Introduction

Bagri: The Native XML DB

In the modern World where data is playing a crucial part in business XML is everywhere. It is widely used in IT world for human-readable data interchange. Nearly every industry has its own set of XML schemas (XSD) which defines structure of XML documents “traveling” between parties (Finance: FpML, FIXML; Software Modeling: XMI, SysML; Oil & Gas: WITSML, PIDX; Publishing: DITA, DocBook; News: RSS, Atom; Music: XSPO; Health Care: HL7; Logistics & Transportation: GS1, SPEC2000; and so on).

Even according to quite dated Gartner report the number of produced XML documents exceeded thousands of billions a long time ago, and this number still grows every day. And all of them have to be processed and, in most cases, stored for subsequent analysis.
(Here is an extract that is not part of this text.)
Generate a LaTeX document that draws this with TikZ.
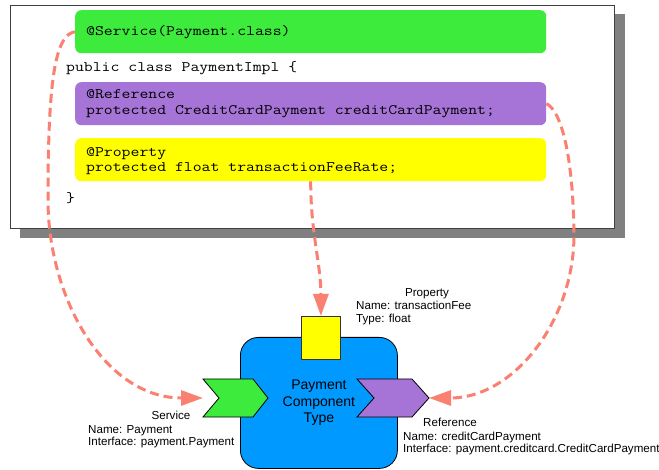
\documentclass[tikz,border=0pt]{standalone}
\usepackage{fontspec}
\setmainfont{Liberation Sans}
\setmonofont[FakeStretch=1.19]{Latin Modern Mono}
\usetikzlibrary{arrows.meta}

\definecolor{annogreen}{RGB}{61,235,61}
\definecolor{annopurple}{RGB}{166,115,215}
\definecolor{annoyellow}{RGB}{255,255,0}
\definecolor{compblue}{RGB}{0,153,255}
\definecolor{wire}{RGB}{250,128,114}
\definecolor{shadowgray}{RGB}{128,128,128}

\begin{document}
\begin{tikzpicture}[
    x=1pt,y=-1pt,
    anno/.style={rectangle,rounded corners=6pt,minimum width=471pt,
                 minimum height=43pt,inner sep=0pt,anchor=north west},
    code/.style={anchor=base west,inner sep=0pt,font=\fontsize{14.5}{16}\ttfamily},
    port/.style={draw=black,line width=0.8pt,line join=miter},
    lbl/.style={anchor=base west,inner sep=0pt,font=\fontsize{11.6}{13}\selectfont},
    wiring/.style={draw=wire,line width=3pt,dash pattern=on 9pt off 5pt,
                   -{Triangle[length=22pt,width=15pt]}}
  ]
  \useasboundingbox (0,0) rectangle (659,470);

  % code panel with its drop shadow
  \fill[shadowgray] (20,14) rectangle (625,238);
  \node[draw=black!75,fill=white,line width=1pt,minimum width=604pt,
        minimum height=223pt,inner sep=0pt,anchor=north west] (panel) at (10,5) {};

  \node[anno,fill=annogreen]  (svcanno)  at (75,10)  {};
  \node[anno,fill=annopurple] (refanno)  at (75,82)  {};
  \node[anno,fill=annoyellow] (propanno) at (75,138) {};

  \node[code] (svcline)   at (86,36)  {@Service(Payment.class)};
  \node[code] (classline) at (66,72)  {public class PaymentImpl \{};
  \node[code] (refline)   at (86,99)  {@Reference};
  \node[code] (reffield)  at (86,115) {protected CreditCardPayment creditCardPayment;};
  \node[code] (propline)  at (86,157) {@Property};
  \node[code] (propfield) at (86,172) {protected float transactionFeeRate;};
  \node[code] (closeline) at (66,203) {\}};

  % component type
  \node[draw=black,fill=compblue,line width=0.8pt,rounded corners=18pt,
        minimum width=157pt,minimum height=131pt,anchor=north west,inner sep=0pt,
        align=center,font=\fontsize{14}{16.5}\selectfont]
        (comp) at (240,337) {Payment\\Component\\Type};
  \node[port,draw=black!80,fill=annoyellow,minimum width=39pt,minimum height=43pt,
        inner sep=0pt,anchor=north west] (propport) at (301,316) {};

  % service and reference chevrons
  \draw[port,fill=annogreen] (203,379) -- (253,379) -- (268,398) -- (253,417)
    -- (203,417) -- (219,398) -- cycle;
  \coordinate (svcin) at (203,398);
  \draw[port,fill=annopurple] (357,379) -- (412,379) -- (429,398) -- (412,417)
    -- (357,417) -- (374,398) -- cycle;
  \coordinate (refin) at (429,398);

  % labels
  \node[lbl,anchor=base] (proptitle) at (427,297) {Property};
  \node[lbl] (propname) at (356,310) {Name: transactionFee};
  \node[lbl] (proptype) at (356,323) {Type: float};

  \node[lbl,anchor=base] (svctitle) at (171,420) {Service};
  \node[lbl] (svcname) at (88,433) {Name: Payment};
  \node[lbl] (svcif)   at (88,446) {Interface: payment.Payment};

  \node[lbl,anchor=base] (reftitle) at (450,427) {Reference};
  \node[lbl] (refname) at (403,440) {Name: creditCardPayment};
  \node[lbl] (refif)   at (403,452) {Interface: payment.creditcard.CreditCardPayment};

  % wiring from annotations to the component
  \coordinate (svcbend) at (48,200);
  \coordinate (refbend) at (574,235);
  \draw[wiring] (svcanno.west) .. controls (55,35) and (48,80) .. (svcbend)
    to[out=-90,in=180] (svcin);
  \draw[wiring] (refanno.east) .. controls (560,110) and (573,150) .. (refbend)
    to[out=-90,in=0] (refin);
  \draw[wiring] (propanno.south) to[out=-90,in=90] (propport.north);
\end{tikzpicture}
\end{document}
How this task solved currently? In most cases incoming XML documents are parsed using some standard technology like DOM, SAX, StAX, JAXB and then processing application extracts relevant data fields from XML body and store them in RDBMS. Subsequent data analysis is performed via SQL queries. In case when the system must produce output in XML format, it does this “on the fly” using data selected from DB. This is a well-known way to work with XML, but it has a number of drawbacks:

  • It is hard to describe relatively complex XML structure in entity-relationship model. And even harder to get data from the underlying relational tables efficiently
  • The data format of incoming XML documents evolve. New elements and groups come into the picture and as a result old DB schemas should be significantly reworked in order to store them, but analysis has to be done on both “old” and “new” data
  • Data extraction requirements evolve too. It looks like a simple requirement to start extracting some additional XML fields from the next project release. But, there is no simple way to get values for these fields for already processed documents
  • Parsing and validation of incoming XML documents are time and memory consuming operations

 

In order to solve these and some other drawbacks an IT community invented XML Database. Such systems receive data in XML form and then store and process them transparently as XML documents. They provide a set of common tools (languages) for efficient XML processing: XPath/XSLT/XQuery.

There are two flavors of XML Databases: (post-) Relational XML DBs (extensions to existing RDBMS from Oracle, IBM DB2, MS SQL, etc.) and Native XML DBs. There is an increasing interest in the second type of products last years. The most known products in this area are: Sedna, BaseX, eXist, Zorba, MarkLogic.